Material provided:
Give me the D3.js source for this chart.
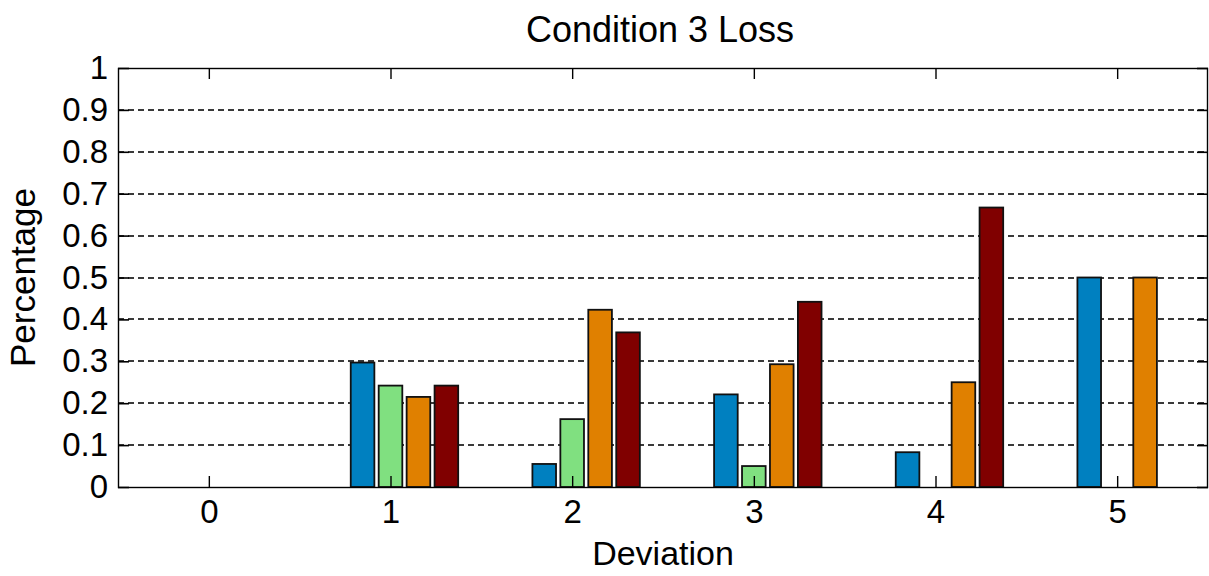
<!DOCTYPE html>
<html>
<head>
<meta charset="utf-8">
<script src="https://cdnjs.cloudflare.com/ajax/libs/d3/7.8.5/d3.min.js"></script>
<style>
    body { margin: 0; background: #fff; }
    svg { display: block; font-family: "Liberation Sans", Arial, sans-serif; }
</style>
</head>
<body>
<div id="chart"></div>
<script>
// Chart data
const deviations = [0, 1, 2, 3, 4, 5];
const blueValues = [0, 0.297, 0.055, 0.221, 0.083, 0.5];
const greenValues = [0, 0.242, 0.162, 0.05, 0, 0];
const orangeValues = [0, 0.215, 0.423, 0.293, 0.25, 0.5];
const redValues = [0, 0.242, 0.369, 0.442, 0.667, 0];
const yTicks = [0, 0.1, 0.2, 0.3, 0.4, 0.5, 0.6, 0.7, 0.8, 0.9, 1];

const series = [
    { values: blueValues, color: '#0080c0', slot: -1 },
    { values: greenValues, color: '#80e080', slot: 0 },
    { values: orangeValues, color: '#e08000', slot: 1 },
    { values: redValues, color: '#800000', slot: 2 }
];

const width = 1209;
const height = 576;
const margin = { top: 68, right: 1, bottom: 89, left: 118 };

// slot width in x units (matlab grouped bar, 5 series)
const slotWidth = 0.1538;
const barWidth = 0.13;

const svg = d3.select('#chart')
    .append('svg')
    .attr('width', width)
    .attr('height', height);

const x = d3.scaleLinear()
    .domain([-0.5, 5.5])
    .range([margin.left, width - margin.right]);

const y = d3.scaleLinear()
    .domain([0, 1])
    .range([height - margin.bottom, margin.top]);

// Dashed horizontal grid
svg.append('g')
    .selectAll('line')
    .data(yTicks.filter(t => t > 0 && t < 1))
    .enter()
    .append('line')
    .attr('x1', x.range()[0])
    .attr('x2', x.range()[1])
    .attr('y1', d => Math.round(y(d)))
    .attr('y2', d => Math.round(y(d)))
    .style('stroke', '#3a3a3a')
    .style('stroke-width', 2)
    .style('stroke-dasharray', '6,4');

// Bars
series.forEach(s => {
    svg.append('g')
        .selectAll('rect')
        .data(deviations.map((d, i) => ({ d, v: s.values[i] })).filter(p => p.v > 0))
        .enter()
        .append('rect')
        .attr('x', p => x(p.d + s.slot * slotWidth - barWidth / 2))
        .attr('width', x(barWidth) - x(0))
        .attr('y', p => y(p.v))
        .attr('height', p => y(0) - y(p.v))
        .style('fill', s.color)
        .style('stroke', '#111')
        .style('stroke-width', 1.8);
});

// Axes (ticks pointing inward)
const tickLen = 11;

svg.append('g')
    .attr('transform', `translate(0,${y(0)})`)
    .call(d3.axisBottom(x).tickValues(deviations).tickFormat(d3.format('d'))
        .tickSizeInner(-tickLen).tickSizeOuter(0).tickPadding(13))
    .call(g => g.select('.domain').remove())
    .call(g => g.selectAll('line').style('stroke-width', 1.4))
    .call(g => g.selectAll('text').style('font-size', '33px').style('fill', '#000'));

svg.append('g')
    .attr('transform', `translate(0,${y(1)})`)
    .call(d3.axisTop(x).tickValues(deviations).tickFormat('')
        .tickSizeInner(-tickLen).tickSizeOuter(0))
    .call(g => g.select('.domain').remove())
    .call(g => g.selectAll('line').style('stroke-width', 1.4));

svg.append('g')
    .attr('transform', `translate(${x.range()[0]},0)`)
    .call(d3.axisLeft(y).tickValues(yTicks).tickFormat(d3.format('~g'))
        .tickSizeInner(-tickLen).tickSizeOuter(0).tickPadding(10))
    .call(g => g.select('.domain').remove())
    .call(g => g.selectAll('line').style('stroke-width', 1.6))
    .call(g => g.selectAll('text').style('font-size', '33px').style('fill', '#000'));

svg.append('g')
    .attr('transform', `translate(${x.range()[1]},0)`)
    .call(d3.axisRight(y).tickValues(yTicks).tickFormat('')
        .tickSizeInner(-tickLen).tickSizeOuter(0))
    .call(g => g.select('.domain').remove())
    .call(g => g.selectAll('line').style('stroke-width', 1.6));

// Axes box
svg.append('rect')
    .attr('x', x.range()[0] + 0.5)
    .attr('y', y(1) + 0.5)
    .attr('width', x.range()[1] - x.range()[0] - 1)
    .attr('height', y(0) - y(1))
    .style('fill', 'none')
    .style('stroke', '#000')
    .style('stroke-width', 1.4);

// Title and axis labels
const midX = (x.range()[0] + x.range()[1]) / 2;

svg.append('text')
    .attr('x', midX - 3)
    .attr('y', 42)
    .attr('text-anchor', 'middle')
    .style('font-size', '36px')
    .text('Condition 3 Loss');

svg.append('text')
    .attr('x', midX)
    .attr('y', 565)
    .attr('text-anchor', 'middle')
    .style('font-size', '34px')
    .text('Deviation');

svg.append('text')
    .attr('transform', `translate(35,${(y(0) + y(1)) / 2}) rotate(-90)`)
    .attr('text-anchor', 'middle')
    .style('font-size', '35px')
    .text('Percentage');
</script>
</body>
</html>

Work instructions: Leave out the pictures and restate everything else word for word.

Response to the exercise:
Give me the D3.js source for this chart.
<!DOCTYPE html>
<html>
<head>
<meta charset="utf-8">
<script src="https://cdnjs.cloudflare.com/ajax/libs/d3/7.8.5/d3.min.js"></script>
<style>
    body { margin: 0; background: #fff; }
    svg { display: block; font-family: "Liberation Sans", Arial, sans-serif; }
</style>
</head>
<body>
<div id="chart"></div>
<script>
// Chart data
const deviations = [0, 1, 2, 3, 4, 5];
const blueValues = [0, 0.297, 0.055, 0.221, 0.083, 0.5];
const greenValues = [0, 0.242, 0.162, 0.05, 0, 0];
const orangeValues = [0, 0.215, 0.423, 0.293, 0.25, 0.5];
const redValues = [0, 0.242, 0.369, 0.442, 0.667, 0];
const yTicks = [0, 0.1, 0.2, 0.3, 0.4, 0.5, 0.6, 0.7, 0.8, 0.9, 1];

const series = [
    { values: blueValues, color: '#0080c0', slot: -1 },
    { values: greenValues, color: '#80e080', slot: 0 },
    { values: orangeValues, color: '#e08000', slot: 1 },
    { values: redValues, color: '#800000', slot: 2 }
];

const width = 1209;
const height = 576;
const margin = { top: 68, right: 1, bottom: 89, left: 118 };

// slot width in x units (matlab grouped bar, 5 series)
const slotWidth = 0.1538;
const barWidth = 0.13;

const svg = d3.select('#chart')
    .append('svg')
    .attr('width', width)
    .attr('height', height);

const x = d3.scaleLinear()
    .domain([-0.5, 5.5])
    .range([margin.left, width - margin.right]);

const y = d3.scaleLinear()
    .domain([0, 1])
    .range([height - margin.bottom, margin.top]);

// Dashed horizontal grid
svg.append('g')
    .selectAll('line')
    .data(yTicks.filter(t => t > 0 && t < 1))
    .enter()
    .append('line')
    .attr('x1', x.range()[0])
    .attr('x2', x.range()[1])
    .attr('y1', d => Math.round(y(d)))
    .attr('y2', d => Math.round(y(d)))
    .style('stroke', '#3a3a3a')
    .style('stroke-width', 2)
    .style('stroke-dasharray', '6,4');

// Bars
series.forEach(s => {
    svg.append('g')
        .selectAll('rect')
        .data(deviations.map((d, i) => ({ d, v: s.values[i] })).filter(p => p.v > 0))
        .enter()
        .append('rect')
        .attr('x', p => x(p.d + s.slot * slotWidth - barWidth / 2))
        .attr('width', x(barWidth) - x(0))
        .attr('y', p => y(p.v))
        .attr('height', p => y(0) - y(p.v))
        .style('fill', s.color)
        .style('stroke', '#111')
        .style('stroke-width', 1.8);
});

// Axes (ticks pointing inward)
const tickLen = 11;

svg.append('g')
    .attr('transform', `translate(0,${y(0)})`)
    .call(d3.axisBottom(x).tickValues(deviations).tickFormat(d3.format('d'))
        .tickSizeInner(-tickLen).tickSizeOuter(0).tickPadding(13))
    .call(g => g.select('.domain').remove())
    .call(g => g.selectAll('line').style('stroke-width', 1.4))
    .call(g => g.selectAll('text').style('font-size', '33px').style('fill', '#000'));

svg.append('g')
    .attr('transform', `translate(0,${y(1)})`)
    .call(d3.axisTop(x).tickValues(deviations).tickFormat('')
        .tickSizeInner(-tickLen).tickSizeOuter(0))
    .call(g => g.select('.domain').remove())
    .call(g => g.selectAll('line').style('stroke-width', 1.4));

svg.append('g')
    .attr('transform', `translate(${x.range()[0]},0)`)
    .call(d3.axisLeft(y).tickValues(yTicks).tickFormat(d3.format('~g'))
        .tickSizeInner(-tickLen).tickSizeOuter(0).tickPadding(10))
    .call(g => g.select('.domain').remove())
    .call(g => g.selectAll('line').style('stroke-width', 1.6))
    .call(g => g.selectAll('text').style('font-size', '33px').style('fill', '#000'));

svg.append('g')
    .attr('transform', `translate(${x.range()[1]},0)`)
    .call(d3.axisRight(y).tickValues(yTicks).tickFormat('')
        .tickSizeInner(-tickLen).tickSizeOuter(0))
    .call(g => g.select('.domain').remove())
    .call(g => g.selectAll('line').style('stroke-width', 1.6));

// Axes box
svg.append('rect')
    .attr('x', x.range()[0] + 0.5)
    .attr('y', y(1) + 0.5)
    .attr('width', x.range()[1] - x.range()[0] - 1)
    .attr('height', y(0) - y(1))
    .style('fill', 'none')
    .style('stroke', '#000')
    .style('stroke-width', 1.4);

// Title and axis labels
const midX = (x.range()[0] + x.range()[1]) / 2;

svg.append('text')
    .attr('x', midX - 3)
    .attr('y', 42)
    .attr('text-anchor', 'middle')
    .style('font-size', '36px')
    .text('Condition 3 Loss');

svg.append('text')
    .attr('x', midX)
    .attr('y', 565)
    .attr('text-anchor', 'middle')
    .style('font-size', '34px')
    .text('Deviation');

svg.append('text')
    .attr('transform', `translate(35,${(y(0) + y(1)) / 2}) rotate(-90)`)
    .attr('text-anchor', 'middle')
    .style('font-size', '35px')
    .text('Percentage');
</script>
</body>
</html>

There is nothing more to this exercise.